Markets/regulation Finland

7 September 2012

Welfare effects of vouchers: evidence from Finnish sheltered housing

Ismo Linnosmaa, National Institute for Health and Welfare (THL), Finland
Timo Seppälä, National Institute for Health and Welfare (THL), Finland
Jan Klavus, National Institute for Health and Welfare (THL), Finland
Tuija Oksanen, National Institute for Health and Welfare (THL), Finland


Utilization of vouchers has expanded in the provision of social care services in Europe. In Finland, a law regulating the use of vouchers in health and social care was reformed in August 2009. The objective of the reform was to increase freedom of choice and competition among private providers, and to improve efficiency of service production in general. It is commonly believed that increased consumer choice adds to consumer welfare, because clients are able to choose those providers and services, which match best to their needs.

However, current literature provides little empirical evidence supporting this claim. The goal of this article is to fill this gap by examining welfare effects of vouchers. We examined elderly clients in sheltered housing with 24-hour assistance in Helsinki area. We applied ASCOT Chint3 questionnaire, which was developed to measure SCRQol and effectiveness of care home services. The questionnaire was translated into Finnish using backward-forward translation techniques. In order to have a treatment group in the study, we selected randomly 60 clients using vouchers in the provision of sheltered housing. Clients were matched to 60 clients for whom residential services were organized by Helsinki city. The latter group was then used as a control group. We applied propensity score matching techniques to match clients on the basis of age, gender and income. ASCOT Chint3 was mailed to 120 clients in the control and treatment groups in November 2011. Due to clients’ low ability to function, questionnaires were answered by clients’ relatives. In addition, English utility weights were applied, because no Finnish weights exist. We obtained 46 answers, giving us a 49.5% response rate among those clients who were potentially able to answer the questionnaire.

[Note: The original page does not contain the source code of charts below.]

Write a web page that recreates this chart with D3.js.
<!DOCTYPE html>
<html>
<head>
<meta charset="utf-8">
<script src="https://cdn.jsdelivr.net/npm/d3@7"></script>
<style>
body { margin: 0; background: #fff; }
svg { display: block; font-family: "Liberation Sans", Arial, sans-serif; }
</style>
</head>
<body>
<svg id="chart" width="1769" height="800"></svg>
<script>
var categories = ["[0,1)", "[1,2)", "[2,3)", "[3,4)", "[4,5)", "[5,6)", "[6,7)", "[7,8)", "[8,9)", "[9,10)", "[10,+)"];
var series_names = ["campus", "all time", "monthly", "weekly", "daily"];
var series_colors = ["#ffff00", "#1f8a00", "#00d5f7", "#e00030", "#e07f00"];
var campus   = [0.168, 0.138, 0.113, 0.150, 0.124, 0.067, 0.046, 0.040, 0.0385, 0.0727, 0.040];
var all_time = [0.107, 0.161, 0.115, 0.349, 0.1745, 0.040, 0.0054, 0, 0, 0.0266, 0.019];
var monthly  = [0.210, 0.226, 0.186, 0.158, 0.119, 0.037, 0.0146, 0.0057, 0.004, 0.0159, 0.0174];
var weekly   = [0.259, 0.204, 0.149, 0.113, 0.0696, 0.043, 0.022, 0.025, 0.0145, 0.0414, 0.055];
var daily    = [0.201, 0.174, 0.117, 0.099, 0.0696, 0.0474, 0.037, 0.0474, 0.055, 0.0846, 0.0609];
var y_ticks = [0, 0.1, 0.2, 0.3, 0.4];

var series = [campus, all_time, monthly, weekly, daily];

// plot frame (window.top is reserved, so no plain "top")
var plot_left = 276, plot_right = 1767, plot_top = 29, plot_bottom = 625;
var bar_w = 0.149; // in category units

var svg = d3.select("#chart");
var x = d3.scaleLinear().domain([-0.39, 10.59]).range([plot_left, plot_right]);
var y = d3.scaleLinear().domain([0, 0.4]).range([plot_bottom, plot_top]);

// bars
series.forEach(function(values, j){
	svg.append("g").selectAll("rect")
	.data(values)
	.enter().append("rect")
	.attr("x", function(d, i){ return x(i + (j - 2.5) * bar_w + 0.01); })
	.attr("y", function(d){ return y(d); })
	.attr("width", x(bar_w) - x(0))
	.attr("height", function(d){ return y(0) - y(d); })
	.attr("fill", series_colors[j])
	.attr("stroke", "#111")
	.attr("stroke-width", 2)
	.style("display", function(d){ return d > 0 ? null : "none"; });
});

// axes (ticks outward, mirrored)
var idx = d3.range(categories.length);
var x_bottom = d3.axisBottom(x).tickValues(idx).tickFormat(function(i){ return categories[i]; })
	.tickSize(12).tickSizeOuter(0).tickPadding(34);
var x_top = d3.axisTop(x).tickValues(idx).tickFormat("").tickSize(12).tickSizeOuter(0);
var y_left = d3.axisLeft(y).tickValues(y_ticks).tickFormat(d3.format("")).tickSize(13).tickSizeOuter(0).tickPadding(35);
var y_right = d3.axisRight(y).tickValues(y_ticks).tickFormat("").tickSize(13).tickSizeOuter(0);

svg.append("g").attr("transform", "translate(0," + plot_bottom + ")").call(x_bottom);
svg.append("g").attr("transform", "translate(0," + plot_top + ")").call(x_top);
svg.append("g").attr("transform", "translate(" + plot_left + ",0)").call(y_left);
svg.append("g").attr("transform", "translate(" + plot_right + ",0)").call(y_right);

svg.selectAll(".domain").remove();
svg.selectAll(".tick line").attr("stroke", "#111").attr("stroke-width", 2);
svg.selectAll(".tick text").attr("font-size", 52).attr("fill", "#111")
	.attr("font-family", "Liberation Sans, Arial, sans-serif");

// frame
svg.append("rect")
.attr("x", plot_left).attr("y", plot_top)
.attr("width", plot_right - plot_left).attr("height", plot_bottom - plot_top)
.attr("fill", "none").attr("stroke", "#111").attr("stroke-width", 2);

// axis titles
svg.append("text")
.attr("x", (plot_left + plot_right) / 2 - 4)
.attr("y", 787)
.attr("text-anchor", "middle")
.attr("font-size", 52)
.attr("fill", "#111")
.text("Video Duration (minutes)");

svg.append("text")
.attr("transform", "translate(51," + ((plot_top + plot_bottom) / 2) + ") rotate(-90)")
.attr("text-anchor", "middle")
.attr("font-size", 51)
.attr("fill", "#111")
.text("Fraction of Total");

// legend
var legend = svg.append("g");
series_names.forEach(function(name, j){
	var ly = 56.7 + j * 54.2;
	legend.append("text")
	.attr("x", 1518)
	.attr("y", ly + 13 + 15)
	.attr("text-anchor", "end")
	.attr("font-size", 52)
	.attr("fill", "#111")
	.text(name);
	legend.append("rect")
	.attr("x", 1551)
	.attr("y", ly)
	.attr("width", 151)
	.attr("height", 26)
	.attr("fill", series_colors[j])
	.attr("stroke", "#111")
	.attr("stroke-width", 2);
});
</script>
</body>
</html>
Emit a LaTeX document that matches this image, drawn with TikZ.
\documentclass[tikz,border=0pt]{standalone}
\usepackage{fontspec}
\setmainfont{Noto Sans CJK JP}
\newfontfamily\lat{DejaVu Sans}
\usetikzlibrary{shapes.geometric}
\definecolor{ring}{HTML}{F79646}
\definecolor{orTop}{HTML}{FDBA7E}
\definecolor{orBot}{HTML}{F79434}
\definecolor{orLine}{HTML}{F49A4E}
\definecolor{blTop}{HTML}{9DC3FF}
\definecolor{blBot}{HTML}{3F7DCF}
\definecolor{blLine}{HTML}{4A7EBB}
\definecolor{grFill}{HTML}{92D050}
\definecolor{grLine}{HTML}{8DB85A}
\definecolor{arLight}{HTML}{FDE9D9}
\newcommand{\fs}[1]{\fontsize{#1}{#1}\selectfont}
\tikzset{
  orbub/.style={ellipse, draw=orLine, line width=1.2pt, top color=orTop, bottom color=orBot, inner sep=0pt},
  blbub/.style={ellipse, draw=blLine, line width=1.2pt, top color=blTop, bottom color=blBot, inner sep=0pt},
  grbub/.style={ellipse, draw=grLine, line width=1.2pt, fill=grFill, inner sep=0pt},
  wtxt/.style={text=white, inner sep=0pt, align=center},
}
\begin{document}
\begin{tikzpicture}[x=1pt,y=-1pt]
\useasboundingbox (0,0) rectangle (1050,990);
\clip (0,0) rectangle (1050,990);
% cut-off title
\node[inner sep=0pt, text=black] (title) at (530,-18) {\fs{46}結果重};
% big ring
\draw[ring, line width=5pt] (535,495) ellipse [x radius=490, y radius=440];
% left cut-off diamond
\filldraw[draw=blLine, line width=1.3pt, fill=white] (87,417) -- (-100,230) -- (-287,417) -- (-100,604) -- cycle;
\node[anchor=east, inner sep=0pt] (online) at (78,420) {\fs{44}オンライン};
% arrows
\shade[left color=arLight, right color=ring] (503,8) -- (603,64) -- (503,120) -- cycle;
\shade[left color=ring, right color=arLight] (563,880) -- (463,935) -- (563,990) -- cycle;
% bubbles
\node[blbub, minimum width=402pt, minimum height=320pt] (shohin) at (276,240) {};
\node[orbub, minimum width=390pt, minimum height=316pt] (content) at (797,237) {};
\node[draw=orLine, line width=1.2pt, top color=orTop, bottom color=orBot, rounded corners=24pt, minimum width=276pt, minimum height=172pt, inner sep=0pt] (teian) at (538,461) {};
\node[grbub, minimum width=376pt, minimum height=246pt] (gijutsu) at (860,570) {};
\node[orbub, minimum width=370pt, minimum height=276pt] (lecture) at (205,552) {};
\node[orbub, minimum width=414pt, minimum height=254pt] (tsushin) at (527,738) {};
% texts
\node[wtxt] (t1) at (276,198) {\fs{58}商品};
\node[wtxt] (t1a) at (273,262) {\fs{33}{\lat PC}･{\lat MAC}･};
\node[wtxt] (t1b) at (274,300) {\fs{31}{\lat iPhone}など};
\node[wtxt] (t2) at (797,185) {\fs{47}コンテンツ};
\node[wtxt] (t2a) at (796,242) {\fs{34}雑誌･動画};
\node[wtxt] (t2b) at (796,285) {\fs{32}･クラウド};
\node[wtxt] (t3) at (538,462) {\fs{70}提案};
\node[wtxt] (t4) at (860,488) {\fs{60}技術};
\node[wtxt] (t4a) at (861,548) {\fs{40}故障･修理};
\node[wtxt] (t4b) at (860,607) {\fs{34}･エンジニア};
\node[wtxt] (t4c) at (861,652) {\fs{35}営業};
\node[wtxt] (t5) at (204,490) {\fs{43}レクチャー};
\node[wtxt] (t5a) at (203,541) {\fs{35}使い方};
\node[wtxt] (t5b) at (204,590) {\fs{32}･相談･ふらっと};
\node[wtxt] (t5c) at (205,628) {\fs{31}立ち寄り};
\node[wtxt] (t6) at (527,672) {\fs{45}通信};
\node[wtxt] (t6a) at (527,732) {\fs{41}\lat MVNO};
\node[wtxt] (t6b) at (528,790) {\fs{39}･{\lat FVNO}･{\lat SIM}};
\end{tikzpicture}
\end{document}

No statistically significant differences were observed between clients in the treatment (n = 25) and control groups (n = 21) in terms of age, gender, income or ability to function, suggesting that matching was successful. Results indicate that clients’ quality-of-life was better among the users of vouchers than in the control group in almost every dimension of the ASCOT measure, when clients were using services. On the other hand, expected SCRQol was lower among the users of vouchers in every dimension of ASCOT. As a result, the average SCRQol was 0.764 (n = 14 due to missing values) among voucher users and 0.580 (n = 7) among clients using services organized by Helsinki city. Results suggest that the use of vouchers increases effectiveness of services, when assessed by their relatives.